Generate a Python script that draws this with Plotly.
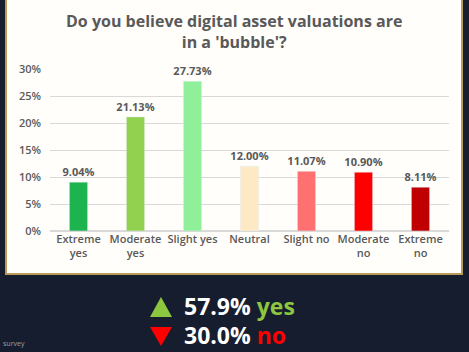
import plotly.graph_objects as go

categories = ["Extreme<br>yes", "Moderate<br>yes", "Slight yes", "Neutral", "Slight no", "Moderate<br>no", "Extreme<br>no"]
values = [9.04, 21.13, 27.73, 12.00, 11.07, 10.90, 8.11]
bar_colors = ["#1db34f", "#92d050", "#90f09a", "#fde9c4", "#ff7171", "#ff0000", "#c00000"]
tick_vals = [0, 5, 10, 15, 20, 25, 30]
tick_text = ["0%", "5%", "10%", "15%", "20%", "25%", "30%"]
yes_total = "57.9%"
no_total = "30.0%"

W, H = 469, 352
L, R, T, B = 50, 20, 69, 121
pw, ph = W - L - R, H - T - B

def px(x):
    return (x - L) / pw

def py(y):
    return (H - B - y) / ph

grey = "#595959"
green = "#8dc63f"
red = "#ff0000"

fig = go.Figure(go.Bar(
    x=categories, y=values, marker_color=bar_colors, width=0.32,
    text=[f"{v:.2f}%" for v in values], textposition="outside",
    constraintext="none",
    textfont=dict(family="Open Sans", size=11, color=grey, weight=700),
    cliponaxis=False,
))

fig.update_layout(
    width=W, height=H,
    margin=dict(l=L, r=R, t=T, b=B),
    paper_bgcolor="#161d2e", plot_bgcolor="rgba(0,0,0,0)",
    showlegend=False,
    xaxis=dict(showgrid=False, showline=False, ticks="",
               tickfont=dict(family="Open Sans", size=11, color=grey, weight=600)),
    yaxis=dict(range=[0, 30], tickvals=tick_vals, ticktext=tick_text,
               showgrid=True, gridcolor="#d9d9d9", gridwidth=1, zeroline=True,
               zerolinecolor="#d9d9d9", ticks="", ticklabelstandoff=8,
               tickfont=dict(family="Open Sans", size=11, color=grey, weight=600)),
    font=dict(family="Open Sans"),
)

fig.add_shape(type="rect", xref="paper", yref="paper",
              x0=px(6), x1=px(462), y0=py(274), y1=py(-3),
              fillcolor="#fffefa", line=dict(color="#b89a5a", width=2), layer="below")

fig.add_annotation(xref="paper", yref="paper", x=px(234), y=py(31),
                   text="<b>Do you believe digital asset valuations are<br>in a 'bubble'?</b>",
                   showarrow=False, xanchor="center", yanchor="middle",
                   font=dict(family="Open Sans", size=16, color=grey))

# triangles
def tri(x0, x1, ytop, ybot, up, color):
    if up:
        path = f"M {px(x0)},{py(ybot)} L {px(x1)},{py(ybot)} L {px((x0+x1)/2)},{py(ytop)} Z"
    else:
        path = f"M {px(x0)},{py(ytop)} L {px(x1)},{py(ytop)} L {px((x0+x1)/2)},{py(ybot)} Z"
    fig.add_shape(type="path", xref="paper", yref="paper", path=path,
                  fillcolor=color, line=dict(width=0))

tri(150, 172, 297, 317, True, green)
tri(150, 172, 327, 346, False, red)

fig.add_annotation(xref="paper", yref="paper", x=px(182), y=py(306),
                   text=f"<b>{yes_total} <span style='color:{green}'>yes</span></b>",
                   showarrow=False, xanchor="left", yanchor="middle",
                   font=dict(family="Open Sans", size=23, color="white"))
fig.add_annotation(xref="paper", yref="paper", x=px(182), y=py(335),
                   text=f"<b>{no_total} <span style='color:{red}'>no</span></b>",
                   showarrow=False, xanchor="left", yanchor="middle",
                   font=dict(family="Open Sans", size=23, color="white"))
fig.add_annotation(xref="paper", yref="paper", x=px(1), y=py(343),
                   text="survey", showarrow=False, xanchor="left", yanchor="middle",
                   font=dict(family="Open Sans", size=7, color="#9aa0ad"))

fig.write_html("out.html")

::::

Write the lines above out again exactly, without any of their pictures.

> [Output]
Generate a Python script that draws this with Plotly.
import plotly.graph_objects as go

categories = ["Extreme<br>yes", "Moderate<br>yes", "Slight yes", "Neutral", "Slight no", "Moderate<br>no", "Extreme<br>no"]
values = [9.04, 21.13, 27.73, 12.00, 11.07, 10.90, 8.11]
bar_colors = ["#1db34f", "#92d050", "#90f09a", "#fde9c4", "#ff7171", "#ff0000", "#c00000"]
tick_vals = [0, 5, 10, 15, 20, 25, 30]
tick_text = ["0%", "5%", "10%", "15%", "20%", "25%", "30%"]
yes_total = "57.9%"
no_total = "30.0%"

W, H = 469, 352
L, R, T, B = 50, 20, 69, 121
pw, ph = W - L - R, H - T - B

def px(x):
    return (x - L) / pw

def py(y):
    return (H - B - y) / ph

grey = "#595959"
green = "#8dc63f"
red = "#ff0000"

fig = go.Figure(go.Bar(
    x=categories, y=values, marker_color=bar_colors, width=0.32,
    text=[f"{v:.2f}%" for v in values], textposition="outside",
    constraintext="none",
    textfont=dict(family="Open Sans", size=11, color=grey, weight=700),
    cliponaxis=False,
))

fig.update_layout(
    width=W, height=H,
    margin=dict(l=L, r=R, t=T, b=B),
    paper_bgcolor="#161d2e", plot_bgcolor="rgba(0,0,0,0)",
    showlegend=False,
    xaxis=dict(showgrid=False, showline=False, ticks="",
               tickfont=dict(family="Open Sans", size=11, color=grey, weight=600)),
    yaxis=dict(range=[0, 30], tickvals=tick_vals, ticktext=tick_text,
               showgrid=True, gridcolor="#d9d9d9", gridwidth=1, zeroline=True,
               zerolinecolor="#d9d9d9", ticks="", ticklabelstandoff=8,
               tickfont=dict(family="Open Sans", size=11, color=grey, weight=600)),
    font=dict(family="Open Sans"),
)

fig.add_shape(type="rect", xref="paper", yref="paper",
              x0=px(6), x1=px(462), y0=py(274), y1=py(-3),
              fillcolor="#fffefa", line=dict(color="#b89a5a", width=2), layer="below")

fig.add_annotation(xref="paper", yref="paper", x=px(234), y=py(31),
                   text="<b>Do you believe digital asset valuations are<br>in a 'bubble'?</b>",
                   showarrow=False, xanchor="center", yanchor="middle",
                   font=dict(family="Open Sans", size=16, color=grey))

# triangles
def tri(x0, x1, ytop, ybot, up, color):
    if up:
        path = f"M {px(x0)},{py(ybot)} L {px(x1)},{py(ybot)} L {px((x0+x1)/2)},{py(ytop)} Z"
    else:
        path = f"M {px(x0)},{py(ytop)} L {px(x1)},{py(ytop)} L {px((x0+x1)/2)},{py(ybot)} Z"
    fig.add_shape(type="path", xref="paper", yref="paper", path=path,
                  fillcolor=color, line=dict(width=0))

tri(150, 172, 297, 317, True, green)
tri(150, 172, 327, 346, False, red)

fig.add_annotation(xref="paper", yref="paper", x=px(182), y=py(306),
                   text=f"<b>{yes_total} <span style='color:{green}'>yes</span></b>",
                   showarrow=False, xanchor="left", yanchor="middle",
                   font=dict(family="Open Sans", size=23, color="white"))
fig.add_annotation(xref="paper", yref="paper", x=px(182), y=py(335),
                   text=f"<b>{no_total} <span style='color:{red}'>no</span></b>",
                   showarrow=False, xanchor="left", yanchor="middle",
                   font=dict(family="Open Sans", size=23, color="white"))
fig.add_annotation(xref="paper", yref="paper", x=px(1), y=py(343),
                   text="survey", showarrow=False, xanchor="left", yanchor="middle",
                   font=dict(family="Open Sans", size=7, color="#9aa0ad"))

fig.write_html("out.html")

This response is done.